- **Work to be completed**: Quote word for word the lines below, beginning with the first and ending with the one that has "62.1, 41.4, 79.3];". Drop the pictures.

_ _ _ _ _ _ _

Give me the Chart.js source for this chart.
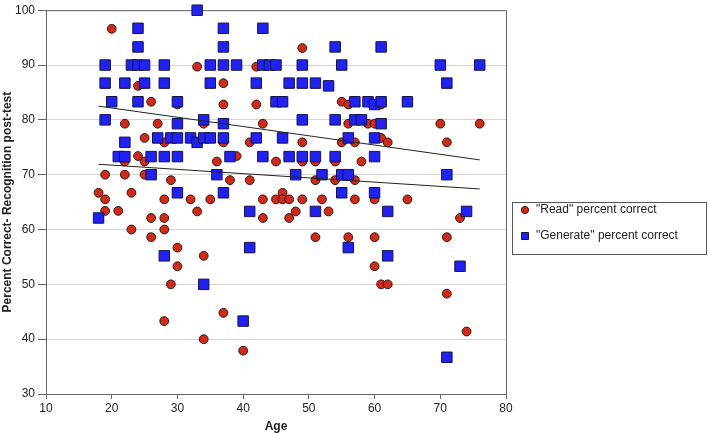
<!DOCTYPE html>
<html>
<head>
<meta charset="utf-8">
<script src="https://cdn.jsdelivr.net/npm/chart.js@4"></script>
<style>
  body { margin: 0; background: #fff; }
  #wrap { width: 710px; height: 434px; }
</style>
</head>
<body>
<div id="wrap"><canvas id="ageChart"></canvas></div>
<script>
// "Read" percent correct, by age
const readAge = [20, 18, 19, 19, 19, 21, 22, 22, 22, 23, 23, 24, 24, 25, 25, 25, 26, 26, 26, 27,
  28, 28, 28, 28, 28, 29, 29, 30, 30, 30, 32, 33, 33, 34, 34, 34, 35, 36, 37, 37,
  37, 37, 38, 39, 40, 41, 41, 42, 42, 43, 43, 43, 45, 45, 46, 46, 47, 47, 48, 49,
  49, 49, 49, 51, 51, 51, 52, 53, 54, 54, 55, 55, 56, 56, 56, 57, 57, 57, 58, 59,
  60, 60, 60, 60, 61, 61, 61, 62, 62, 65, 70, 71, 71, 71, 73, 74, 76];
const readPct = [96.6, 66.7, 65.5, 63.4, 70, 63.4, 79.3, 70, 72.4, 66.7, 60, 86.2, 73.4, 76.7, 72.4, 70, 83.3, 62.1, 58.6, 79.3,
  75.9, 65.5, 62.1, 60, 43.3, 69, 50, 82.8, 56.7, 53.3, 65.5, 89.7, 63.3, 79.3, 55.2, 40, 65.5, 72.4, 86.7, 82.8,
  75.9, 44.8, 69, 73.4, 37.9, 75.9, 69, 89.7, 82.8, 79.3, 65.5, 62.1, 72.4, 65.5, 66.7, 65.5, 65.5, 62.1, 63.3, 93.1,
  75.9, 72.4, 65.5, 72.4, 69, 58.6, 65.5, 63.3, 72.4, 69, 83.3, 75.9, 82.8, 79.3, 58.6, 75.9, 69, 65.5, 72.4, 79.3,
  79.3, 65.5, 58.6, 53.3, 82.8, 76.7, 50, 75.9, 50, 65.5, 79.3, 75.9, 58.6, 48.3, 62.1, 41.4, 79.3];

// "Generate" percent correct, by age
const genAge = [18, 19, 19, 19, 20, 21, 22, 22, 22, 23, 24, 24, 24, 24, 25, 25, 26, 26, 27, 28,
  28, 28, 28, 29, 30, 30, 30, 30, 30, 32, 33, 33, 34, 34, 34, 35, 35, 35, 36, 37,
  37, 37, 37, 37, 37, 38, 39, 40, 41, 41, 42, 42, 43, 43, 43, 44, 45, 45, 46, 46,
  47, 47, 48, 49, 49, 49, 49, 51, 51, 51, 52, 53, 54, 54, 54, 55, 55, 55, 56, 56,
  56, 57, 57, 58, 59, 60, 60, 60, 60, 61, 61, 61, 62, 62, 65, 70, 71, 71, 71, 73,
  74, 76];
const genPct = [62.1, 90, 86.7, 80, 83.3, 73.3, 86.7, 75.9, 73.3, 90, 96.7, 93.3, 90, 83.3, 90, 86.7, 73.3, 70, 76.7, 90,
  86.7, 73.3, 55.2, 76.7, 83.3, 79.3, 76.7, 73.3, 66.7, 76.7, 100, 75.9, 80, 76.7, 50, 90, 86.7, 76.7, 70, 96.7,
  93.3, 90, 79.3, 76.7, 66.7, 73.3, 90, 43.3, 63.3, 56.7, 86.7, 76.7, 96.7, 90, 73.3, 90, 90, 83.3, 83.3, 76.7,
  86.7, 73.3, 70, 90, 86.7, 80, 73.3, 86.7, 73.3, 63.3, 70, 86.2, 93.3, 80, 73.3, 90, 70, 66.7, 76.7, 70,
  56.7, 83.3, 80, 80, 83.3, 82.8, 76.7, 73.3, 66.7, 93.3, 83.3, 79.3, 63.3, 55.2, 83.3, 90, 86.7, 70, 36.7, 53.3,
  63.3, 90];

// linear trend lines (end points)
const trendAge = [18, 76];
const readTrend = [71.9, 67.4];
const genTrend = [82.5, 72.7];

const FONT = "'Liberation Sans', Arial, sans-serif";
const RED = "#cf2b1d", RED_EDGE = "#3b120a";
const BLUE = "#2121f2", BLUE_EDGE = "#15154a";

function toPoints(xs, ys) {
  return xs.map((x, i) => ({ x: x, y: ys[i] }));
}

// box lines on top and right of the plot
const frame = {
  id: "frame",
  beforeDatasetsDraw(chart) {
    const { ctx, chartArea: a } = chart;
    ctx.save();
    ctx.strokeStyle = "#666";
    ctx.lineWidth = 1;
    ctx.beginPath();
    ctx.moveTo(a.left, a.top + 0.5);
    ctx.lineTo(a.right + 0.5, a.top + 0.5);
    ctx.lineTo(a.right + 0.5, a.bottom);
    ctx.stroke();
    ctx.restore();
  }
};

// boxed legend at the right
const boxLegend = {
  id: "boxLegend",
  afterDraw(chart) {
    const ctx = chart.ctx;
    const x0 = 512.5, y0 = 202.5, w = 194, h = 52;
    ctx.save();
    ctx.strokeStyle = "#555";
    ctx.lineWidth = 1;
    ctx.strokeRect(x0, y0, w, h);
    ctx.font = "12px " + FONT;
    ctx.fillStyle = "#222";
    ctx.textBaseline = "middle";
    ctx.textAlign = "left";
    chart.data.datasets.slice(0, 2).forEach((ds, i) => {
      const cy = 210 + i * 26;
      ctx.fillStyle = ds.backgroundColor;
      ctx.strokeStyle = ds.borderColor;
      ctx.beginPath();
      if (i === 0) ctx.arc(525, cy, 3.6, 0, Math.PI * 2);
      else ctx.rect(521.5, cy - 3.5, 7, 7);
      ctx.fill();
      ctx.stroke();
      ctx.fillStyle = "#222";
      ctx.fillText(ds.label, 536, cy);
    });
    ctx.restore();
  }
};

new Chart(document.getElementById("ageChart"), {
  type: "scatter",
  data: {
    datasets: [
      {
        label: "\"Read\" percent correct",
        data: toPoints(readAge, readPct),
        pointStyle: "circle",
        pointRadius: 4.4,
        backgroundColor: RED,
        borderColor: RED_EDGE,
        borderWidth: 1,
        order: 3,
        clip: false
      },
      {
        label: "\"Generate\" percent correct",
        data: toPoints(genAge, genPct),
        pointStyle: "rect",
        pointRadius: 7.4,
        backgroundColor: BLUE,
        borderColor: BLUE_EDGE,
        borderWidth: 1,
        order: 2,
        clip: false
      },
      {
        label: "Read trend",
        data: toPoints(trendAge, readTrend),
        showLine: true,
        pointRadius: 0,
        borderColor: "#222",
        borderWidth: 1,
        order: 1
      },
      {
        label: "Generate trend",
        data: toPoints(trendAge, genTrend),
        showLine: true,
        pointRadius: 0,
        borderColor: "#222",
        borderWidth: 1,
        order: 1
      }
    ]
  },
  options: {
    responsive: true,
    maintainAspectRatio: false,
    animation: false,
    events: [],
    layout: { padding: { top: 9, right: 204, bottom: 0, left: 0 } },
    plugins: {
      legend: { display: false },
      tooltip: { enabled: false }
    },
    scales: {
      x: {
        type: "linear",
        min: 10,
        max: 80,
        ticks: { stepSize: 10, color: "#222", font: { family: FONT, size: 12 }, padding: 2 },
        grid: { drawOnChartArea: false, tickLength: 5, tickColor: "#666" },
        border: { color: "#666", width: 1 },
        title: { display: true, text: "Age", color: "#222", font: { family: FONT, size: 12, weight: "bold" }, padding: { top: 0, bottom: 0 } },
        afterFit(scale) { scale.height = 40; }
      },
      y: {
        min: 30,
        max: 100,
        ticks: { stepSize: 10, color: "#222", font: { family: FONT, size: 12 }, padding: 3 },
        grid: { color: "#d4d4d4", lineWidth: 1, tickLength: 8, tickColor: "#666" },
        border: { color: "#666", width: 1 },
        title: { display: true, text: "Percent Correct- Recognition post-test", color: "#222", font: { family: FONT, size: 12, weight: "bold" }, padding: { top: 0, bottom: 0 } },
        afterFit(scale) { scale.width = 46; }
      }
    }
  },
  plugins: [frame, boxLegend]
});
</script>
</body>
</html>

_ _ _ _ _ _ _

- **Solution to this exercise**:
Give me the Chart.js source for this chart.
<!DOCTYPE html>
<html>
<head>
<meta charset="utf-8">
<script src="https://cdn.jsdelivr.net/npm/chart.js@4"></script>
<style>
  body { margin: 0; background: #fff; }
  #wrap { width: 710px; height: 434px; }
</style>
</head>
<body>
<div id="wrap"><canvas id="ageChart"></canvas></div>
<script>
// "Read" percent correct, by age
const readAge = [20, 18, 19, 19, 19, 21, 22, 22, 22, 23, 23, 24, 24, 25, 25, 25, 26, 26, 26, 27,
  28, 28, 28, 28, 28, 29, 29, 30, 30, 30, 32, 33, 33, 34, 34, 34, 35, 36, 37, 37,
  37, 37, 38, 39, 40, 41, 41, 42, 42, 43, 43, 43, 45, 45, 46, 46, 47, 47, 48, 49,
  49, 49, 49, 51, 51, 51, 52, 53, 54, 54, 55, 55, 56, 56, 56, 57, 57, 57, 58, 59,
  60, 60, 60, 60, 61, 61, 61, 62, 62, 65, 70, 71, 71, 71, 73, 74, 76];
const readPct = [96.6, 66.7, 65.5, 63.4, 70, 63.4, 79.3, 70, 72.4, 66.7, 60, 86.2, 73.4, 76.7, 72.4, 70, 83.3, 62.1, 58.6, 79.3,
  75.9, 65.5, 62.1, 60, 43.3, 69, 50, 82.8, 56.7, 53.3, 65.5, 89.7, 63.3, 79.3, 55.2, 40, 65.5, 72.4, 86.7, 82.8,
  75.9, 44.8, 69, 73.4, 37.9, 75.9, 69, 89.7, 82.8, 79.3, 65.5, 62.1, 72.4, 65.5, 66.7, 65.5, 65.5, 62.1, 63.3, 93.1,
  75.9, 72.4, 65.5, 72.4, 69, 58.6, 65.5, 63.3, 72.4, 69, 83.3, 75.9, 82.8, 79.3, 58.6, 75.9, 69, 65.5, 72.4, 79.3,
  79.3, 65.5, 58.6, 53.3, 82.8, 76.7, 50, 75.9, 50, 65.5, 79.3, 75.9, 58.6, 48.3, 62.1, 41.4, 79.3];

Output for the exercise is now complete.